Panasonic Viera TH-42PX70A

Reviewer: Thomas Bartlett

Unlike a number of other manufacturers, Panasonic hasn’t thrown its lot into the LCD camp entirely. It is a firm believer in LCD for smaller TVs (under 100cm), and plasma for larger ones. Such as this 106 cm model, the Viera TH-42PX70A.

Features

The TV features a standard plasma resolution for its panel: 1,024 by 768 pixels. It has both analog and high definition digital TV tuners, and most importantly it has two HDMI inputs.

There is a set of A/V inputs (including S-Video) not on the side, as with most TVs, but conveniently on the front under a fold-down panel.

The TV has Panasonic’s Viera link built in. This allows the TV to exercise basic control over HDMI-connected Panasonic products, such as home theatre receivers and DVD players, so that these need not be in sight in your room.

Performance

On first switch-on the TV asks you to select your State, and then immediately conducts a scan for digital and analog TV stations. The first was unsatisfactory in my area, because I receive one station from two different transmitters. The one with the lower channel number has a weaker signal than the other, but this TV chose that one, and then refused to add the other station. Even when I tried to manually tune it later, it regarded it as a duplicate and would not accept it.

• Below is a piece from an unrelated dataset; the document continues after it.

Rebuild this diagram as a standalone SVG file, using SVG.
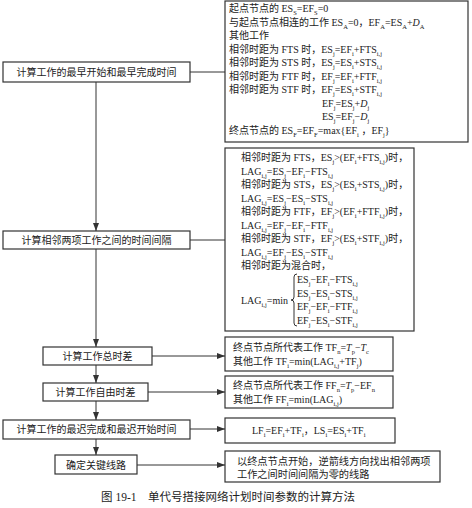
<svg xmlns="http://www.w3.org/2000/svg" width="472" height="508" viewBox="0 0 472 508">
<style>
text{font-family:"Liberation Serif","Noto Sans CJK SC",serif;font-size:10px;fill:#222}
.c{text-anchor:middle}
.s{font-size:6.5px;baseline-shift:-2.5px}
.i{font-style:italic}
.box{fill:#fff;stroke:#333;stroke-width:1.2}
.ln{fill:none;stroke:#333;stroke-width:1}
.cap{font-size:11.5px}
.b6{font-size:10.2px}
</style>
<defs>
<marker id="ah" markerWidth="8" markerHeight="6" refX="8" refY="3" orient="auto" markerUnits="userSpaceOnUse">
<path d="M0,0 L8,3 L0,6 Z" fill="#333"/>
</marker>
</defs>
<rect width="472" height="508" fill="#fff"/>

<g id="connectors">
<line class="ln" x1="190" y1="72" x2="225" y2="72"/>
<line class="ln" x1="190" y1="240" x2="225" y2="240"/>
<line class="ln" x1="152" y1="356" x2="225" y2="356" marker-end="url(#ah)"/>
<line class="ln" x1="148" y1="392" x2="225" y2="392" marker-end="url(#ah)"/>
<line class="ln" x1="190" y1="429" x2="225" y2="429" marker-end="url(#ah)"/>
<line class="ln" x1="137" y1="465" x2="225" y2="465" marker-end="url(#ah)"/>
<line class="ln" x1="96" y1="82" x2="96" y2="231" marker-end="url(#ah)"/>
<line class="ln" x1="96" y1="249" x2="96" y2="347" marker-end="url(#ah)"/>
<line class="ln" x1="96" y1="365" x2="96" y2="383" marker-end="url(#ah)"/>
<line class="ln" x1="96" y1="401" x2="96" y2="420" marker-end="url(#ah)"/>
<line class="ln" x1="96" y1="439" x2="96" y2="455" marker-end="url(#ah)"/>
</g>

<g id="step1">
<rect class="box" x="3" y="62" width="187" height="20"/>
<text class="c" x="96.5" y="75.5">计算工作的最早开始和最早完成时间</text>
</g>
<g id="step2">
<rect class="box" x="3" y="231" width="187" height="18"/>
<text class="c" x="96.5" y="243.5">计算相邻两项工作之间的时间间隔</text>
</g>
<g id="step3">
<rect class="box" x="43" y="347" width="109" height="18"/>
<text class="c" x="97.5" y="359.5">计算工作总时差</text>
</g>
<g id="step4">
<rect class="box" x="43" y="383" width="105" height="18"/>
<text class="c" x="95.5" y="395.5">计算工作自由时差</text>
</g>
<g id="step5">
<rect class="box" x="3" y="420" width="187" height="19"/>
<text class="c" x="96.5" y="433">计算工作的最迟完成和最迟开始时间</text>
</g>
<g id="step6">
<rect class="box" x="55" y="455" width="82" height="19"/>
<text class="c" x="96" y="468.5">确定关键线路</text>
</g>

<g id="formula1">
<rect class="box" x="225" y="1" width="243" height="141"/>
<text x="229" y="12">起点节点的 ES<tspan class="s">S</tspan>=EF<tspan class="s">S</tspan>=0</text>
<text x="229" y="25.5">与起点节点相连的工作 ES<tspan class="s">A</tspan>=0，EF<tspan class="s">A</tspan>=ES<tspan class="s">A</tspan>+<tspan class="i">D</tspan><tspan class="s">A</tspan></text>
<text x="229" y="39">其他工作</text>
<text x="229" y="52.5">相邻时距为 FTS 时，ES<tspan class="s">j</tspan>=EF<tspan class="s">i</tspan>+FTS<tspan class="s">i,j</tspan></text>
<text x="229" y="66">相邻时距为 STS 时，ES<tspan class="s">j</tspan>=ES<tspan class="s">i</tspan>+STS<tspan class="s">i,j</tspan></text>
<text x="229" y="79.5">相邻时距为 FTF 时，EF<tspan class="s">j</tspan>=EF<tspan class="s">i</tspan>+FTF<tspan class="s">i,j</tspan></text>
<text x="229" y="93">相邻时距为 STF 时，EF<tspan class="s">j</tspan>=ES<tspan class="s">i</tspan>+STF<tspan class="s">i,j</tspan></text>
<text x="322" y="106.5">EF<tspan class="s">j</tspan>=ES<tspan class="s">j</tspan>+<tspan class="i">D</tspan><tspan class="s">j</tspan></text>
<text x="322" y="120">ES<tspan class="s">j</tspan>=EF<tspan class="s">j</tspan>−<tspan class="i">D</tspan><tspan class="s">j</tspan></text>
<text x="229" y="133.5">终点节点的 ES<tspan class="s">F</tspan>=EF<tspan class="s">F</tspan>=max{EF<tspan class="s">i</tspan> ，EF<tspan class="s">j</tspan>}</text>
</g>

<g id="formula2">
<rect class="box" x="225" y="148" width="189" height="183"/>
<text x="241" y="161">相邻时距为 FTS，ES<tspan class="s">j</tspan>&gt;(EF<tspan class="s">i</tspan>+FTS<tspan class="s">i,j</tspan>)时，</text>
<text x="241" y="174.5">LAG<tspan class="s">i,j</tspan>=ES<tspan class="s">j</tspan>−EF<tspan class="s">i</tspan>−FTS<tspan class="s">i,j</tspan></text>
<text x="241" y="188">相邻时距为 STS，ES<tspan class="s">j</tspan>&gt;(ES<tspan class="s">i</tspan>+STS<tspan class="s">i,j</tspan>)时，</text>
<text x="241" y="201.5">LAG<tspan class="s">i,j</tspan>=ES<tspan class="s">j</tspan>−ES<tspan class="s">i</tspan>−STS<tspan class="s">i,j</tspan></text>
<text x="241" y="215">相邻时距为 FTF，EF<tspan class="s">j</tspan>&gt;(EF<tspan class="s">i</tspan>+FTF<tspan class="s">i,j</tspan>)时，</text>
<text x="241" y="228.5">LAG<tspan class="s">i,j</tspan>=EF<tspan class="s">j</tspan>−EF<tspan class="s">i</tspan>−FTF<tspan class="s">i,j</tspan></text>
<text x="241" y="242">相邻时距为 STF，EF<tspan class="s">j</tspan>&gt;(ES<tspan class="s">i</tspan>+STF<tspan class="s">i,j</tspan>)时，</text>
<text x="241" y="255.5">LAG<tspan class="s">i,j</tspan>=EF<tspan class="s">j</tspan>−ES<tspan class="s">i</tspan>−STF<tspan class="s">i,j</tspan></text>
<text x="241" y="269">相邻时距为混合时，</text>
<text x="241" y="304">LAG<tspan class="s">i,j</tspan>=min</text>
<path class="ln" d="M297,274 q-3,0 -3,3 v20 q0,3 -3,3 q3,0 3,3 v20 q0,3 3,3"/>
<text x="297" y="283">ES<tspan class="s">j</tspan>−EF<tspan class="s">i</tspan>−FTS<tspan class="s">i,j</tspan></text>
<text x="297" y="296.5">ES<tspan class="s">j</tspan>−ES<tspan class="s">i</tspan>−STS<tspan class="s">i,j</tspan></text>
<text x="297" y="310">EF<tspan class="s">j</tspan>−EF<tspan class="s">i</tspan>−FTF<tspan class="s">i,j</tspan></text>
<text x="297" y="323.5">EF<tspan class="s">j</tspan>−ES<tspan class="s">i</tspan>−STF<tspan class="s">i,j</tspan></text>
</g>

<g id="formula3">
<rect class="box" x="225" y="337" width="168" height="34"/>
<text x="233" y="351">终点节点所代表工作 TF<tspan class="s">n</tspan>=<tspan class="i">T</tspan><tspan class="s">p</tspan>−<tspan class="i">T</tspan><tspan class="s">c</tspan></text>
<text x="233" y="364.5">其他工作 TF<tspan class="s">i</tspan>=min(LAG<tspan class="s">i,j</tspan>+TF<tspan class="s">j</tspan>)</text>
</g>
<g id="formula4">
<rect class="box" x="225" y="376" width="168" height="32"/>
<text x="233" y="389">终点节点所代表工作 FF<tspan class="s">n</tspan>=<tspan class="i">T</tspan><tspan class="s">p</tspan>−EF<tspan class="s">n</tspan></text>
<text x="233" y="402.5">其他工作 FF<tspan class="s">i</tspan>=min(LAG<tspan class="s">i,j</tspan>)</text>
</g>
<g id="formula5">
<rect class="box" x="225" y="418" width="170" height="25"/>
<text x="252" y="434">LF<tspan class="s">i</tspan>=EF<tspan class="s">i</tspan>+TF<tspan class="s">i</tspan>，LS<tspan class="s">i</tspan>=ES<tspan class="s">i</tspan>+TF<tspan class="s">i</tspan></text>
</g>
<g id="formula6">
<rect class="box" x="225" y="451" width="215" height="31"/>
<text class="b6" x="237" y="464.5">以终点节点开始，逆箭线方向找出相邻两项</text>
<text class="b6" x="237" y="478">工作之间时间间隔为零的线路</text>
</g>

<text class="c cap" x="228" y="501">图 19-1　单代号搭接网络计划时间参数的计算方法</text>
</svg>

In the end, I performed a factory reset, immediately cancelled out of the automatic scan and manually tuned all the stations in order to resolve this problem.

The TV supports 1080p (progressive scan) signals at our own 50 hertz and the US system of 60 hertz. Although it doesn’t say as much in the manual, it also proved capable of displaying 1080p24 signals, but it failed to gain any increase in smoothness from these, and the HDMI sound from a Blu-ray player didn’t work when the signal was in this mode.

The colour performance was absolutely brilliant – as good as it gets, and amazingly natural. And the black levels were equally good. Want to watch a movie in a dark room? No problems with this TV. Low light detail was excellent as well. And motion – every very fast action – on the screen retained exceptional sharpness.

The scaling of video to the screen’s resolution was also excellent. Less impressive was its deinterlacing of standard definition video. This failed to detect film-sourced material, so it used lower quality video conversion which introduced occasional artefacts and some jaggies. You’ll get best results for DVD playback with a high quality progressive scan player.

Conclusion

Incidentally, if you are keen on using a high definition PVR with your TV, why not consider Panasonic’s TH-42PX7A plasma TV. It appears to be pretty much the same as this model, but omits the HD tuner, saving you $350.

But if you want a high quality out-of-the-box TV experience without the need to add anything, then the Viera TH-42PX70A is a very good place to start. And with Panasonic’s big-brand backing, and a remarkably low selling price, it’s a bargain.

Overall
Features
Value for money
Performance
Ease of Use
Reader Rating2 Votes
Excellent plasma colour and black levels, excellent scaling of picture to its resolution, great price.
Needs more control over digital TV station tuning, poor deinterlacing.